How much older than I am.

Randy Wootton (41:04):

What do you offer as hope or other than... I mean, most of our audience is going to be those early stage people that may have the e-staff powered by AI because they are the founders and they're technologically oriented and they're going to unlock problems and deploy this technology. But for the rest of us, I was an English major. Right? What do you tell the English majors of the world in terms of how they're going to be able to build a career?

Brian Bell (41:27):

Yeah. I don't know. It's probably talking to somebody that was working on a farm and trying to explain to them what they're going to do when we don't work on farms anymore. 200 years ago, virtually all of us were involved, 90% of us plus were involved in food production. Maybe there's 80% something like that. And now it's like 1% of us. And so I think it's trying to talk to somebody on a farm and trying to explain the jobs that will exist in the year 2024, and be like, "Yeah, we'll have this thing called YouTube and you'll be able to create videos and content on it and get paid for it."
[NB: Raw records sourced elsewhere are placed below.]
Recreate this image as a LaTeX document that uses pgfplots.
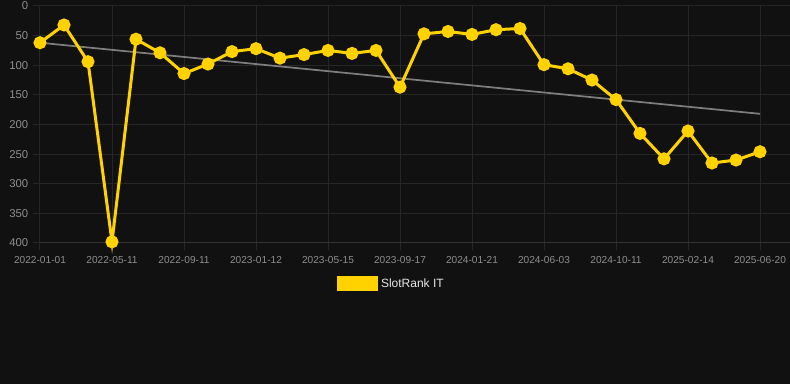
\documentclass[border=0pt]{standalone}
\usepackage{fontspec}
\setmainfont{Liberation Sans}
\usepackage{pgfplots}
\pgfplotsset{compat=1.18}
\definecolor{bg}{HTML}{111111}
\definecolor{gridc}{HTML}{262626}
\definecolor{gridb}{HTML}{333333}
\definecolor{ticktext}{HTML}{8E8E8E}
\definecolor{gold}{HTML}{FFD200}
\definecolor{trend}{HTML}{7E7E7E}
\definecolor{legtext}{HTML}{E6E6E6}
\begin{document}
\begin{tikzpicture}
\fill[bg] (0pt,0pt) rectangle (592.5pt,288pt);
\begin{axis}[
  at={(30pt,105.75pt)}, anchor=south west,
  scale only axis, width=562.5pt, height=177.75pt,
  xmin=0, xmax=31.25, ymin=0, ymax=400, y dir=reverse,
  axis line style={draw=none},
  clip=false,
  grid=major, grid style={gridc, line width=0.75pt},
  xtick={0,3,...,30},
  xticklabels={2022-01-01,2022-05-11,2022-09-11,2023-01-12,2023-05-15,2023-09-17,2024-01-21,2024-06-03,2024-10-11,2025-02-14,2025-06-20},
  ytick={0,50,...,350},
  extra y ticks={400}, extra y tick labels={400},
  extra y tick style={grid style={gridb, line width=0.75pt}},
  xtick pos=bottom, ytick pos=left,
  tick align=outside, major tick length=5.25pt, tick style={gridc, line width=0.75pt},
  /pgf/number format/assume math mode=true,
  yticklabel style={font=\fontsize{8.5}{10}\selectfont, text=ticktext},
  xticklabel style={font=\fontsize{7.6}{9}\selectfont, text=ticktext, yshift=-1.5pt},
  legend style={at={(0.4687,-0.173)}, anchor=center, draw=none, fill=none,
    font=\fontsize{9}{11}\selectfont, text=legtext},
  legend image code/.code={\fill[gold] (0pt,-4.5pt) rectangle (29pt,4.5pt);},
]
\addplot[trend, line width=1.3pt, forget plot] coordinates {(0,62) (30,182)};
\addplot[gold, line width=2.25pt, mark=*, mark size=3.75pt, mark options={fill=gold, draw=none}] coordinates {
(0,62) (1,32) (2,94) (3,398) (4,56) (5,79) (6,114) (7,98) (8,77) (9,72)
(10,88) (11,82) (12,75) (13,80) (14,75) (15,137) (16,47) (17,43) (18,48) (19,40)
(20,38) (21,99) (22,106) (23,125) (24,158) (25,215) (26,258) (27,211) (28,265) (29,260)
(30,246)};
\addlegendentry{SlotRank IT}
\end{axis}
\pgfresetboundingbox
\path[use as bounding box] (0pt,0pt) rectangle (592.5pt,288pt);
\end{tikzpicture}
\end{document}
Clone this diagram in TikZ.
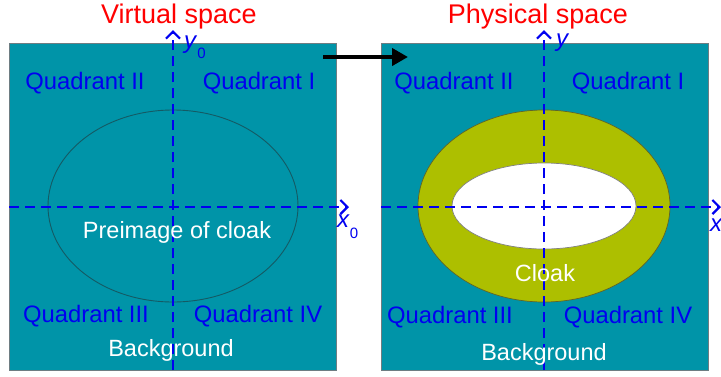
\documentclass[tikz,border=0pt]{standalone}
\usepackage{fontspec}
\setmainfont{Liberation Sans}
\usetikzlibrary{arrows.meta}
\definecolor{teal0}{RGB}{0,148,168}
\definecolor{olive0}{RGB}{173,191,0}
\definecolor{blue0}{RGB}{0,0,240}
\definecolor{red0}{RGB}{255,0,0}
\definecolor{edge0}{RGB}{110,125,130}
\tikzset{
  panel/.style={fill=teal0,draw=edge0,line width=0.8pt},
  axis/.style={blue0,line width=2.2pt,dash pattern=on 10pt off 6pt,-{Straight Barb[length=7pt,width=14pt,line width=2.2pt]}},
  quad/.style={text=blue0,font=\fontsize{23.8}{28}\selectfont,inner sep=0pt},
  white0/.style={text=white,font=\fontsize{23.5}{28}\selectfont,inner sep=0pt},
  title/.style={text=red0,font=\fontsize{27}{32}\selectfont,inner sep=0pt,anchor=base,text depth=0pt},
  axlab/.style={text=blue0,font=\fontsize{24}{27}\selectfont,inner sep=0pt,anchor=west},
  toplab/.style={text=blue0,font=\fontsize{24}{27}\selectfont,inner sep=0pt,anchor=base west,text height=1.1ex,text depth=0pt}
}
\newcommand{\axsub}[1]{\textit{#1}\raisebox{-0.45em}{\fontsize{15}{17}\selectfont 0}}
\begin{document}
\begin{tikzpicture}[x=1pt,y=-1pt]
\useasboundingbox (0,0) rectangle (721,376);
% panels
\path[panel] (9,43) rectangle (336,370);
\path[panel] (381,43) rectangle (708,370);
% left ellipse
\draw[draw={rgb,255:red,20;green,90;blue,100},line width=0.9pt] (173,206) ellipse [x radius=125,y radius=96];
% right ellipses
\draw[fill=olive0,draw={rgb,255:red,95;green,100;blue,40},line width=0.7pt] (544,206) ellipse [x radius=126,y radius=96];
\draw[fill=white,draw=gray,line width=0.7pt] (544,206) ellipse [x radius=92,y radius=43];
% axes coordinates
\coordinate (lvb) at (173,370);
\coordinate (lvt) at (173,30);
\coordinate (lhl) at (9,207);
\coordinate (lhr) at (349,207);
\coordinate (rvb) at (544,370);
\coordinate (rvt) at (544,30);
\coordinate (rhl) at (381,207);
\coordinate (rhr) at (721,207);
\draw[axis] (lvb) -- (lvt);
\draw[axis] (lhl) -- (lhr);
\draw[axis] (rvb) -- (rvt);
\draw[axis] (rhl) -- (rhr);
% axis labels
\node[toplab] (ly) at (184,48) {\axsub{y}};
\node[axlab] (lx) at (337,227) {\axsub{x}};
\node[toplab] (ry) at (556,46) {\textit{y}};
\node[axlab] (rx) at (710,225) {\textit{x}};
% titles
\node[title] (tv) at (179,23) {Virtual space};
\node[title] (tp) at (538,23) {Physical space};
% transfer arrow
\coordinate (aa) at (323,57);
\coordinate (ab) at (408,57);
\draw[line width=4.5pt,-{Triangle[length=16pt,width=17pt]}] (aa) -- (ab);
% left labels
\node[quad] (l2) at (85,83) {Quadrant II};
\node[quad] (l1) at (259,83) {Quadrant I};
\node[quad] (l3) at (86,316) {Quadrant III};
\node[quad] (l4) at (258,316) {Quadrant IV};
\node[white0] (lb) at (171,350) {Background};
\node[white0] (lp) at (177,232) {Preimage of cloak};
% right labels
\node[quad] (r2) at (454,83) {Quadrant II};
\node[quad] (r1) at (628,83) {Quadrant I};
\node[quad] (r3) at (450,317) {Quadrant III};
\node[quad] (r4) at (628,317) {Quadrant IV};
\node[white0] (rb) at (544,354) {Background};
\node[white0] (rc) at (545,273) {Cloak};
\end{tikzpicture}
\end{document}
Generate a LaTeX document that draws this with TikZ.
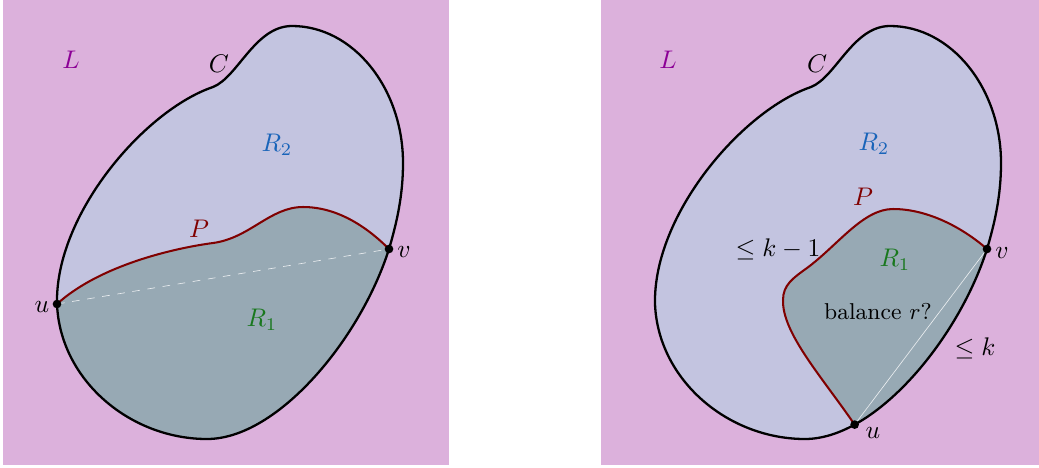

“Well, what do you mean? Like a play?" They wouldn't even get it. Right? Who's going to pay to make a play?

Randy Wootton (42:08):

Wow. Well-

Brian Bell (42:09):

There's somebody called Mr. Beast, and what he does is he creates videos, hear me out. They do crazy things like crash cars, million-dollar cars into fire trucks and stuff, and he makes $10 million a video. You couldn't even explain it to them. And so that's why they call that the singularity, I think. That phrase, and I'd recommend anybody read that book, Singularity Is Near, it changed my life. We just can't imagine what life looks like after AI is sufficiently advanced. It's a singularity. We just don't know. Right?

Randy Wootton (42:45):

Yeah. Yeah. Well, Brian, well, on that note, wow, what a great conversation. Really enjoyed catching up. Learn something from you every time we chat, and appreciate you making some time for us today.

Brian Bell (42:55):

Yeah, likewise. Great catching up. Thanks for having me.